A cold coming we had of it,
Just the worst time of the year
For a journey, and such a long journey:
The ways deep and the weather sharp,
The very dead of winter.
—T. S. Eliot, Journey of the Magi
Outside the church after Mass, beyond perfunctory handshakes, breaths can be seen in the chill Advent air. Wintry Minnesota weather becomes sequel to empty pews and creaky heating systems. To love and serve the Lord distorts into straight-lipped disputes in café and tavern, wherever people gather and where people mumble to themselves.
This is a far cry from my boyhood hometown where Protestant and Catholic kids would throw snowballs at each other from church lawns across the street. Their parents gathered by parked cars teasing each other about who had slept through the longer sermon. A kind of ecumenism flourished long before Vatican II; it was in small town America before Pope John arrived there.
For today’s writer of novels with Catholic content, refuge may be found in a distant past and a faraway time and place, but almost nowhere close to home. Anti-Catholicism lurking in byways and ever present, matters less than Catholic against Catholic fire fights in an internal ‘holy war’ complicated by Church politics, Church scandals, and laity side-taking. At home there is nowhere to hide, and little in the way of middle ground.
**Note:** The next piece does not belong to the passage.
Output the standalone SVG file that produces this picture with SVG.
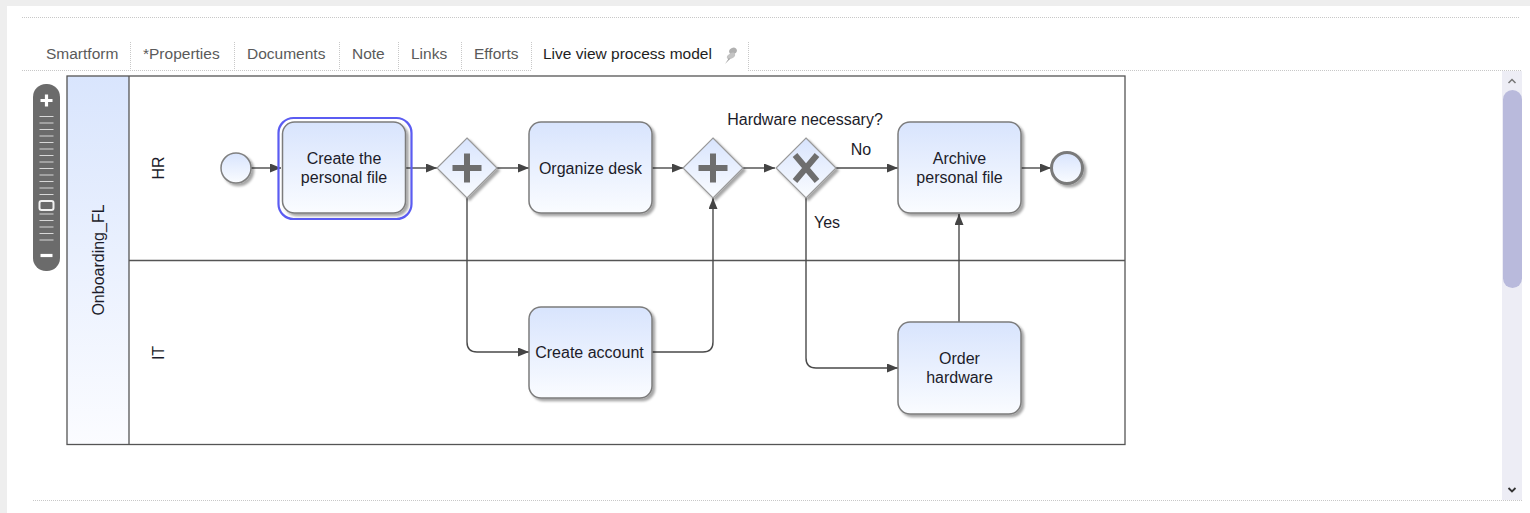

Woe to any author standing between, attempting to douse the flames on his book’s cover.
This holds enormous implications for writers of Catholic novels in a clogged book market seeming to have many more books than readers. Only Shakespeare is said to have succeeded in pleasing almost everyone, from rabble on the Globe Theater floor to the privileged aristocrats in the galleries in all seasons of climate and spirited soul-searching.
Shakespeare was enormously successful in complex, deeply divided times, much of it having to do with religion. Fellow dramatic genius, Kit Marlowe is a better example of what can happen—possibly assassinated amid webs of intrigue, stabbed in the eye in a tavern brawl, so the story goes.
Standing outside after Mass, I glance at my wife for reassurance somewhere between presumption and despair. Was I an idiot to write this novel in times like these? Is my Everywhere in Chains Macbeth’s tale told by an idiot signifying nothing? Have we come here to explain the inexplicable? Her hand in mine seems to say, James, it is not a season for conclusions. She is braver than I will ever be. We both shiver: winter this year seems especially cold.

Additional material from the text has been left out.